[2024] UKUT 81 (LC)
Upper Tribunal Lands Chamber

[2024] UKUT 81 (LC)

Fecha: 08-Abr-2024

Estoppel by convention in the present appeal

Estoppel by convention in the present appeal

71.

However, in the present case the FTT prompted the respondent to rely on estoppel by convention, and the argument succeeded. Again we face the difficulty that it is not clear whether the FTT decided that the appellants were estopped from contesting the basis of calculation of the interim service charges on an estate-wide basis, or whether the FTT found that the appellants are estopped from ever requiring final charges to be calculated for Block E. In light of what the FTT said at its paragraphs 139 and 140 (see paragraph 68 above) it rather looks as if the FTT thought that the respondent should never have to unpick the estate-wide calculations.

72.

If the FTT’s finding on estoppel related only to the interim charges then it was unnecessary; the interim charges are not in dispute. It would in any event have to be set aside for the reasons I give below.

73.

Insofar as the FTT’s finding was that the appellants are estopped by convention from ever requiring that final service charges be calculated for Block E separately, in line with the statutory powers of the respondent under the 2002 legislation, it is set aside, for the following reasons.

74.

First, the “convention” or common assumption does not correctly describe what the respondent was doing.

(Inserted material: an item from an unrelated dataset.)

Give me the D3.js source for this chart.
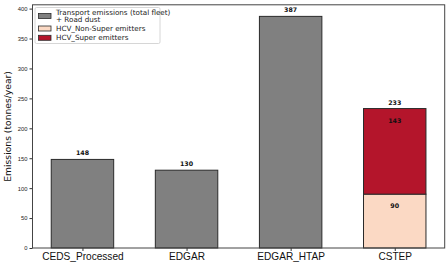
<!DOCTYPE html>
<html><head><meta charset="utf-8">
<script src="https://cdn.jsdelivr.net/npm/d3@7"></script>
<style>body{margin:0;background:#fff}svg{display:block;font-family:"DejaVu Sans",sans-serif}</style>
</head><body><svg id="c" width="448" height="268"></svg>
<script>
const categories = ["CEDS_Processed","EDGAR","EDGAR_HTAP","CSTEP"];
const transport = [148,130,387,0];
const hcvNonSuper = [0,0,0,90];
const hcvSuper = [0,0,0,143];
const totals = [148,130,387,233];
const yTicks = [0,50,100,150,200,250,300,350,400];
const legendLabels = [["Transport emissions (total fleet)","+ Road dust"],["HCV_Non-Super emitters"],["HCV_Super emitters"]];
const colors = ["#808080","#fbd9c4","#b4152b"];

const svg = d3.select("#c");
const L=32.5, R=444.7, T=4.8, B=248;
const x = d3.scaleLinear().domain([-0.48,3.48]).range([L,R]);
const y = d3.scaleLinear().domain([0,406.35]).range([B,T]);
const bw = x(0.3)-x(-0.3);

// bars
const g = svg.append("g");
categories.forEach((c,i)=>{
  const segs = [];
  if (transport[i]>0) segs.push({v0:0,v1:transport[i],col:colors[0]});
  if (hcvNonSuper[i]>0) segs.push({v0:0,v1:hcvNonSuper[i],col:colors[1]});
  if (hcvSuper[i]>0) segs.push({v0:hcvNonSuper[i],v1:hcvNonSuper[i]+hcvSuper[i],col:colors[2]});
  segs.forEach(s=>{
    g.append("rect").attr("x",x(i)-bw/2).attr("width",bw)
      .attr("y",y(s.v1)).attr("height",y(s.v0)-y(s.v1))
      .attr("fill",s.col).attr("stroke","#2a2a2a").attr("stroke-width",1);
  });
  g.append("text").attr("x",x(i)).attr("y",y(totals[i])-4).attr("text-anchor","middle")
    .attr("font-size",6.3).attr("font-weight","bold").attr("fill","#111").text(totals[i]);
  if (hcvNonSuper[i]>0) {
    g.append("text").attr("x",x(i)).attr("y",y(hcvNonSuper[i])+14).attr("text-anchor","middle")
      .attr("font-size",6.3).attr("font-weight","bold").attr("fill","#111").text(hcvNonSuper[i]);
    g.append("text").attr("x",x(i)).attr("y",y(hcvNonSuper[i]+hcvSuper[i])+14).attr("text-anchor","middle")
      .attr("font-size",6.3).attr("font-weight","bold").attr("fill","#111").text(hcvSuper[i]);
  }
});

// axes
const ya = svg.append("g").attr("transform",`translate(${L},0)`)
  .call(d3.axisLeft(y).tickValues(yTicks).tickSize(3).tickPadding(2));
ya.selectAll("text").attr("font-size",5.8).attr("fill","#222");
const xa = svg.append("g").attr("transform",`translate(0,${B})`)
  .call(d3.axisBottom(x).tickValues([0,1,2,3]).tickFormat(i=>categories[i]).tickSize(3).tickPadding(2));
xa.selectAll("text").attr("font-size",10.1).attr("fill","#111");
[ya,xa].forEach(a=>{a.select(".domain").remove();a.selectAll("line").attr("stroke","#333");});
svg.append("rect").attr("x",L).attr("y",T).attr("width",R-L).attr("height",B-T)
  .attr("fill","none").attr("stroke","#444").attr("stroke-width",1);

svg.append("text").attr("transform",`translate(11,${(T+B)/2}) rotate(-90)`)
  .attr("text-anchor","middle").attr("font-size",9.2).attr("fill","#111").text("Emissions (tonnes/year)");

// legend
const lg = svg.append("g");
lg.append("rect").attr("x",35).attr("y",7.5).attr("width",125).attr("height",36).attr("rx",1.5)
  .attr("fill","#fff").attr("stroke","#ccc").attr("stroke-width",0.8);
const ly = [16,28.5,37.8];
legendLabels.forEach((lab,i)=>{
  lg.append("rect").attr("x",38.5).attr("y",ly[i]-2.5).attr("width",12.5).attr("height",5)
    .attr("fill",colors[i]).attr("stroke","#2a2a2a").attr("stroke-width",0.8);
  if (lab.length===2){
    lg.append("text").attr("x",56).attr("y",ly[i]-1.5).attr("font-size",7.2).attr("fill","#222").text(lab[0]);
    lg.append("text").attr("x",56).attr("y",ly[i]+6.2).attr("font-size",7.2).attr("fill","#222").text(lab[1]);
  } else {
    lg.append("text").attr("x",56).attr("y",ly[i]+2.5).attr("font-size",7.2).attr("fill","#222").text(lab[0]);
  }
});
</script></body></html>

The estoppel that it claimed was, as set out in paragraph 66 above, “that the strict terms of the lease applied and were not affected by the exercise of the right to manage by the individual blocks in 2006 and 2007”. But the respondent never managed the estate in accordance with the strict terms of the lease; it never reconciled the interim and actual service charges nor balanced the under- and over-payments.

75.

Second, even if the assumption is re-characterised as an assumption that the estate was to be managed as a single unit and not block by block, estoppel by convention cannot succeed because of the evidence of Mr Hodgkins, who was the director of the respondent at the material time, which the FTT accepted. He said that he did not rely upon any common assumption communicated to him by the appellants. He said (I quote from the transcript, set out in the grounds of appeal):

“… it was just never an issue. We never talked about it because we just thought it was the right thing to do. I didn’t raise the subject with anyone about how the estate should be managed. You know, it’s just how it was. It had always been managed that way. … it never entered anyone’s head to discuss how the estate should be managed. It just carried on as before and before I was involved.”

76.

Mr Walsh for the respondent argued that the FTT’s finding of reliance was correct, but did not say why this evidence did not make it clear that there was no reliance by the respondent on anything communicated by the appellants.

77.

Further grounds of appeal rely on the argument that it was only after 2016 that the appellants realised that the estate was being managed as a single unit and not block by block and that therefore they cannot have had the relevant common assumption in 2012. The FTT found as a fact that Ms and Mr Gorrara knew, or would have known if they had thought about it, that the estate was being managed as a single unit on the basis of what they were told in the service charge accounts. Again we run into the confusion as to whether the estoppel is supposed to be about the interim charges or the final charges; as to the interim charges the FTT’s finding of fact is clearly correct, the appellants knew or should have known of the basis on which interim charges were calculated. If the appellants accepted that, and communicated their acceptance to the respondent, then that might satisfy the requirement for a common assumption about the interim charges (which are in any event admitted) to be made and communicated; but again there could be no estoppel because of the absence of reliance.

78.

As to the final charges, the FTT did not explain how an acceptance that the interim charges were calculated on an estate-wide basis could be the basis of an estoppel by convention relating to the final service charges. Nor did it say how such an assumption could have been communicated; I do not see how the payment of interim charges could communicate a common assumption about the final charges. Nor did the FTT say in what sense any such assumption could have been relied upon, since the respondent has never done anything about the final service charges.

79.

Insofar as the FTT found that the appellants were estopped from going back on a common assumption that final charges would be calculated on an estate-wide basis, that finding is set aside because any such finding is unexplained and could have no basis in the evidence.

80.

I add two further points.

81.

The first is that so far as the interim charges are concerned, there could be no estoppel by convention because of the absence of reliance. Yet I found above (paragraph 59) that the appellants could have been found to have accepted or agreed that the interim charges were calculated on an estate-wide basis. That illustrates what I said above; the requirements of section 27A(4)(a) are simpler than those of estoppel by convention and there is no need to resort to the latter in the context of service charge disputes.

82.

Second, I have not explored Ms Gourlay’s argument that, even if the requirements for estoppel by convention were met, it is not possible to defeat by estoppel the provisions of the 2002 Act which enable an RTM company only to manage its own block. An exploration of that difficult point would be futile in the present case because in any event estoppel by convention cannot succeed on the facts, and would have no benefit in future cases since estoppel is not the appropriate concept for circumstances such as these.